Credit rating agency Moody’s Investors Service lowered Peugeot’s debt rating one notch to Ba1, the highest “speculative” grade. The agency said the GM alliance would actually weigh on earnings in the short term - and might not yield the savings expected later.
“Mergers and alliances in the automotive industry have often not resulted in the anticipated competitive advantage and improved performance,” it said.
Peugeot said the scope of the downgrade had been contained by additional cost-cutting measures announced last month. “We were expecting it,” a spokesman said.
Moody’s action put more pressure on Peugeot’s shares, which had opened lower after Wednesday’s announcement of the GM partnership and a 1 billion euro ($1.34 billion) capital increase.
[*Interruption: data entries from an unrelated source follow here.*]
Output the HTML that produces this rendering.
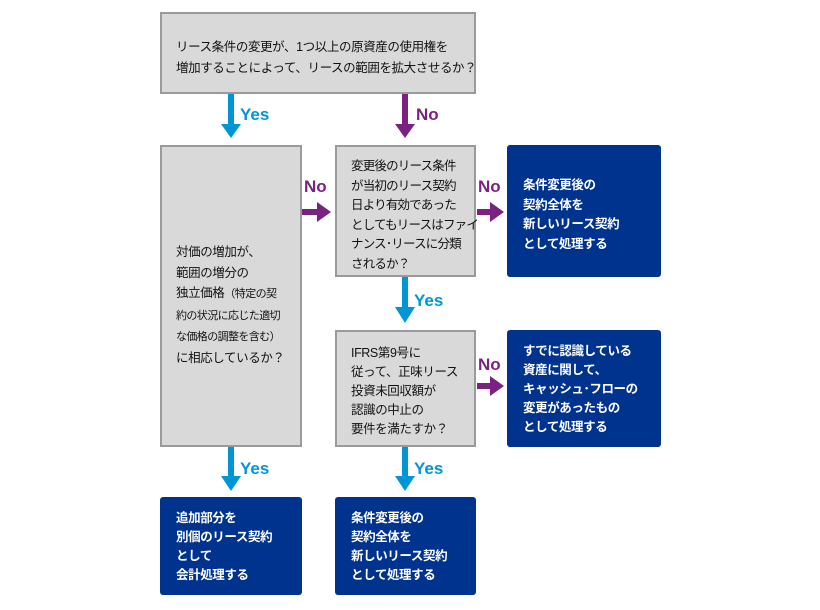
<!DOCTYPE html>
<html><head><meta charset="utf-8"><style>
body{margin:0;width:820px;height:610px;background:#fff;position:relative;overflow:hidden;font-family:"Liberation Sans","Noto Sans CJK JP",sans-serif}
.b{position:absolute;box-sizing:border-box;white-space:nowrap;letter-spacing:-0.4px}
.g{background:#d9d9d9;border:2px solid #9a9a9a;color:#111;font-size:12.5px;line-height:19.5px}
.d{background:#00338d;border-radius:3px;color:#fff;font-weight:bold;font-size:12.5px;line-height:19.5px}
.l{position:absolute;font-weight:bold;font-size:17px}
.y{color:#0096d6}.n{color:#7a2182}
svg{position:absolute;left:0;top:0}
</style></head><body>
<svg width="820" height="610">
<g fill="#0096d6">
<rect x="228" y="93" width="6" height="33"/><polygon points="221,124 241,124 231,138"/>
<rect x="402" y="277" width="6" height="32"/><polygon points="395,307 415,307 405,323"/>
<rect x="228" y="447" width="6" height="30"/><polygon points="221,476 241,476 231,491"/>
<rect x="402" y="447" width="6" height="30"/><polygon points="395,476 415,476 405,491"/>
</g>
<g fill="#7a2182">
<rect x="402" y="93" width="6" height="33"/><polygon points="395,124 415,124 405,138"/>
<rect x="301" y="209" width="18" height="6"/><polygon points="317,202 317,222 331,212"/>
<rect x="477" y="209" width="15" height="6"/><polygon points="490,202 490,222 504,212"/>
<rect x="477" y="383" width="15" height="6"/><polygon points="490,376 490,396 504,386"/>
</g>
</svg>
<div class="b g" style="left:160px;top:12px;width:316px;height:82px;padding:23px 0 0 14px;line-height:21px">リース条件の変更が、1つ以上の原資産の使用権を<br>増加することによって、リースの範囲を拡大させるか？</div>
<div class="l y" style="left:240px;top:105px">Yes</div>
<div class="l n" style="left:416px;top:105px">No</div>
<div class="b g" style="left:160px;top:145px;width:142px;height:302px;padding:95px 0 0 14px;line-height:20.5px">対価の増加が、<br>範囲の増分の<br>独立価格<span style="font-size:11px;letter-spacing:-0.6px">（特定の契<br>約の状況に応じた適切<br>な価格の調整を含む）</span><br>に相応しているか？</div>
<div class="l n" style="left:304px;top:177px">No</div>
<div class="b g" style="left:335px;top:145px;width:141px;height:132px;padding:10px 0 0 14px;letter-spacing:-0.8px">変更後のリース条件<br>が当初のリース契約<br>日より有効であった<br>としてもリースはファイ<br>ナンス･リースに分類<br>されるか？</div>
<div class="l n" style="left:478px;top:177px">No</div>
<div class="b d" style="left:507px;top:145px;width:154px;height:132px;padding:31px 0 0 16px">条件変更後の<br>契約全体を<br>新しいリース契約<br>として処理する</div>
<div class="l y" style="left:414px;top:291px">Yes</div>
<div class="b g" style="left:335px;top:330px;width:141px;height:117px;padding:12px 0 0 14px;line-height:19px">IFRS第9号に<br>従って、正味リース<br>投資未回収額が<br>認識の中止の<br>要件を満たすか？</div>
<div class="l n" style="left:478px;top:355px">No</div>
<div class="b d" style="left:507px;top:330px;width:154px;height:117px;padding:12px 0 0 16px;line-height:19px">すでに認識している<br>資産に関して、<br>キャッシュ･フローの<br>変更があったもの<br>として処理する</div>
<div class="l y" style="left:240px;top:459px">Yes</div>
<div class="l y" style="left:414px;top:459px">Yes</div>
<div class="b d" style="left:160px;top:497px;width:142px;height:98px;padding:12px 0 0 16px;line-height:19px">追加部分を<br>別個のリース契約<br>として<br>会計処理する</div>
<div class="b d" style="left:335px;top:497px;width:141px;height:98px;padding:12px 0 0 16px;line-height:19px">条件変更後の<br>契約全体を<br>新しいリース契約<br>として処理する</div>
</body></html>
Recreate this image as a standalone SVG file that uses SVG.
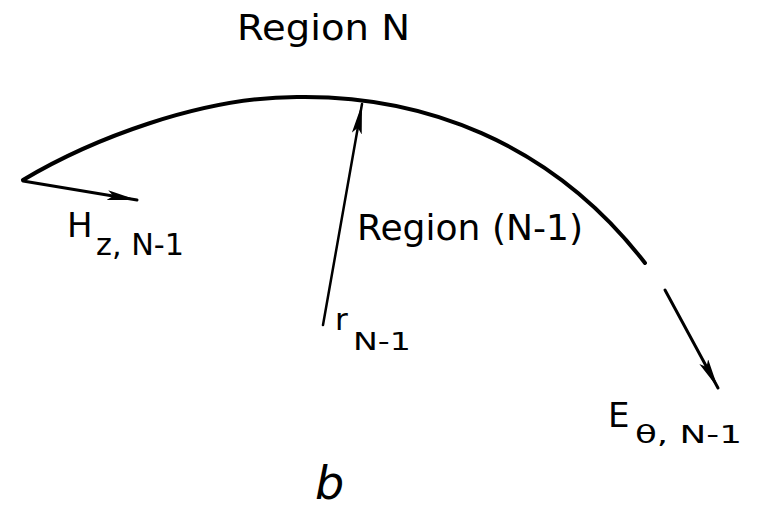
<svg xmlns="http://www.w3.org/2000/svg" width="760" height="512" viewBox="0 0 760 512">
<style>
.t{font-family:"DejaVu Sans","Liberation Sans",sans-serif;fill:#000}
.ln{fill:none;stroke:#000;stroke-linecap:round}
</style>
<defs>
<marker id="ah" markerUnits="userSpaceOnUse" markerWidth="34" markerHeight="12" refX="30" refY="5" orient="auto">
<path d="M0,0 L30,5 L0,10 L6,5 Z" fill="#000"/>
</marker>
</defs>
<rect width="760" height="512" fill="#fff"/>
<g id="boundary">
<path class="ln" d="M23,180 C90,140 200,97 297,97 C420,95 550,140 645,263" stroke-width="4"/>
</g>
<g id="connectors">
<line class="ln" x1="23" y1="181" x2="137" y2="200" stroke-width="3" marker-end="url(#ah)"/>
<line class="ln" x1="323" y1="325" x2="362" y2="104" stroke-width="2.5" marker-end="url(#ah)"/>
<line class="ln" x1="665" y1="290" x2="718" y2="388" stroke-width="3" marker-end="url(#ah)"/>
</g>
<g id="label-region-n">
<text class="t" x="237" y="40" font-size="36" textLength="173" lengthAdjust="spacingAndGlyphs">Region N</text>
</g>
<g id="label-region-n1">
<text class="t" x="357" y="240" font-size="36" textLength="226" lengthAdjust="spacingAndGlyphs">Region (N-1)</text>
</g>
<g id="label-hz">
<text class="t" x="67" y="237" font-size="34">H</text>
<text class="t" x="96" y="255" font-size="30" textLength="88" lengthAdjust="spacingAndGlyphs">z, N-1</text>
</g>
<g id="label-r">
<text class="t" x="335" y="330" font-size="31">r</text>
<text class="t" x="353" y="350" font-size="25" textLength="58" lengthAdjust="spacingAndGlyphs">N-1</text>
</g>
<g id="label-e">
<text class="t" x="608" y="427" font-size="34">E</text>
<text class="t" x="635" y="443" font-size="24" textLength="107" lengthAdjust="spacingAndGlyphs">θ, N-1</text>
</g>
<g id="label-b">
<text class="t" x="315" y="499" font-size="46" font-style="italic">b</text>
</g>
</svg>
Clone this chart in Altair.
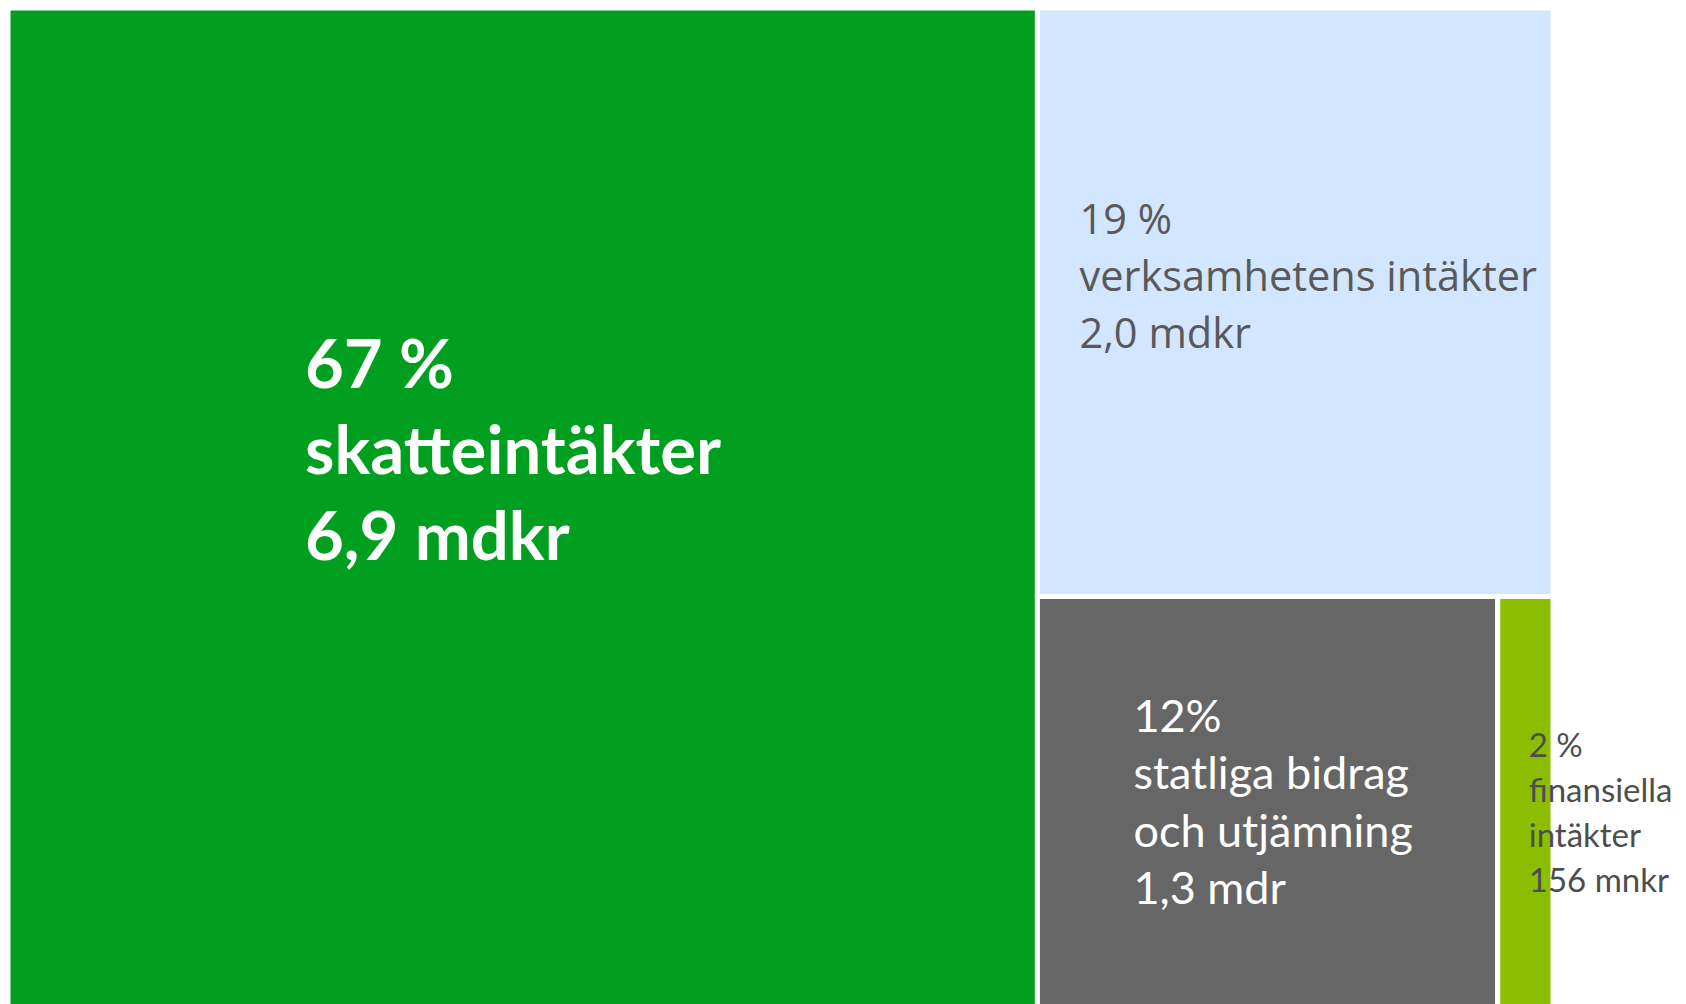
import altair as alt
import pandas as pd

# --- data ---
categories = ["skatteintäkter", "verksamhetens intäkter", "statliga bidrag och utjämning", "finansiella intäkter"]
values_mnkr = [6900, 2000, 1300, 156]
labels = [
    "67 %\nskatteintäkter\n6,9 mdkr",
    "19 %\nverksamhetens intäkter\n2,0 mdkr",
    "12%\nstatliga bidrag\noch utjämning\n1,3 mdr",
    "2 %\nfinansiella\nintäkter\n156 mnkr",
]
colors = ["#009F1F", "#D2E6FF", "#666666", "#8CBE00"]

# --- slice-and-dice treemap layout computed from the values ---
total = sum(values_mnkr)
v0, v1, v2, v3 = values_mnkr
rest = v1 + v2 + v3
bottom = v2 + v3
split_y = v1 / rest
split_x = v0 + (total - v0) * v2 / bottom
rects = [
    (0, v0, 0, 1),
    (v0, total, 0, split_y),
    (v0, split_x, split_y, 1),
    (split_x, total, split_y, 1),
]
df = pd.DataFrame({
    "cat": categories,
    "value": values_mnkr,
    "label": labels,
    "x0": [r[0] for r in rects],
    "x1": [r[1] for r in rects],
    "y0": [r[2] for r in rects],
    "y1": [r[3] for r in rects],
})

W, H = 1545, 1017
xs = alt.Scale(domain=[0, total], nice=False, zero=False)
ys = alt.Scale(domain=[0, 1], nice=False, zero=False, reverse=True)

base = alt.Chart(df)

rect = base.mark_rect(stroke="white", strokeWidth=5).encode(
    x=alt.X("x0:Q", scale=xs, axis=None),
    x2="x1:Q",
    y=alt.Y("y0:Q", scale=ys, axis=None),
    y2="y1:Q",
    color=alt.Color("cat:N", scale=alt.Scale(domain=categories, range=colors), legend=None),
)

label_styles = [
    dict(font="Lato", fontSize=67, fontWeight="bold", color="white", dx=297, dy=380, lineHeight=86),
    dict(font="Open Sans", fontSize=41.5, fontWeight="normal", color="#595959", dx=42, dy=226, lineHeight=57),
    dict(font="Lato", fontSize=45, fontWeight="normal", color="white", dx=96, dy=135, lineHeight=57.5),
    dict(font="Lato", fontSize=33, fontWeight="normal", color="#4D4D4D", dx=31, dy=160, lineHeight=45.3),
]

texts = []
for cat, st in zip(categories, label_styles):
    t = base.transform_filter(alt.datum.cat == cat).mark_text(
        align="left", baseline="alphabetic", lineBreak="\n",
        font=st["font"], fontSize=st["fontSize"], fontWeight=st["fontWeight"],
        color=st["color"], dx=st["dx"], dy=st["dy"], lineHeight=st["lineHeight"],
    ).encode(
        x=alt.X("x0:Q", scale=xs, axis=None),
        y=alt.Y("y0:Q", scale=ys, axis=None),
        text="label:N",
    )
    texts.append(t)

chart = alt.layer(rect, *texts).properties(
    width=W, height=H,
    padding={"left": 0, "top": 0, "right": 125, "bottom": 0},
    autosize=alt.AutoSizeParams(type="none"),
).configure_view(stroke=None)

chart.save("out.html", embed_options={"renderer": "svg", "actions": False})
They were down as much as 7.7 percent immediately after the downgrade and 4.9 percent lower at 1532 GMT.
Analysts too were skeptical about the benefits of Peugeot’s partnership with Detroit-based GM, saying it did nothing to tackle excess European production capacity.
“The alliance leaves the main issue for both partners unsolved,” said Thomas Besson, a London-based analyst with Bank of America Merrill Lynch.
Peugeot and GM’s Opel division need to address their “imperative need to execute a large restructuring in Europe, in a complicated political context,” Besson said in a note to clients.
Under the plan, unveiled on Wednesday, GM will take a 7 percent stake in Peugeot as part of a global alliance targeting synergies eventually reaching $2 billion annually.
The two automakers will share purchasing and new vehicle platforms, starting with a new generation of subcompacts and mid-sized cars to be introduced from 2016.
The companies said the partnership would have “no impact” on European plants - estimated by analysts to be blighted by excess capacity of about 25 percent.
In its own statement on Wednesday, the French government underlined that the GM-Peugeot plan included no joint production.
“We can’t help but feel disappointed,” Credit Suisse analyst Erich Hauser said. “Perhaps it’s too politically sensitive to talk about a Plan B ahead of French elections in late April.”
Nevertheless, Hauser added: “We’re surprised that an operation with combined revenues close to 70 billion euros can’t promise to deliver a more fundamental answer to the issues facing this industry.”
Peugeot’s share issue, while throwing a cash lifeline to the struggling automaker, also failed to win universal admiration.
“It must have taken a big discount of 15 percent or more for the banks to underwrite the shares not subscribed by GM or the Peugeot family,” a trader said.
Peugeot burned through 1.6 billion euros of cash last year as its industrial net debt almost tripled to 3.4 billion, prompting the company to raise its 2012 cost-cutting goal by a quarter to 1 billion euros and put 1.5 billion euros of assets up for sale.
European deliveries of Peugeot and Citroen cars plunged 8.8 percent last year, outpacing the industry’s 1.4 percent sales contraction and wiping a percentage point off the group’s market share.
The misery continued last month, according to data published on Thursday. Peugeot’s French light vehicle sales fell by a quarter, the biggest decline in the market, which shrunk 18 percent overall.
Moody’s said Peugeot was under “tremendous operational stress” and faced a possible further downgrade this year.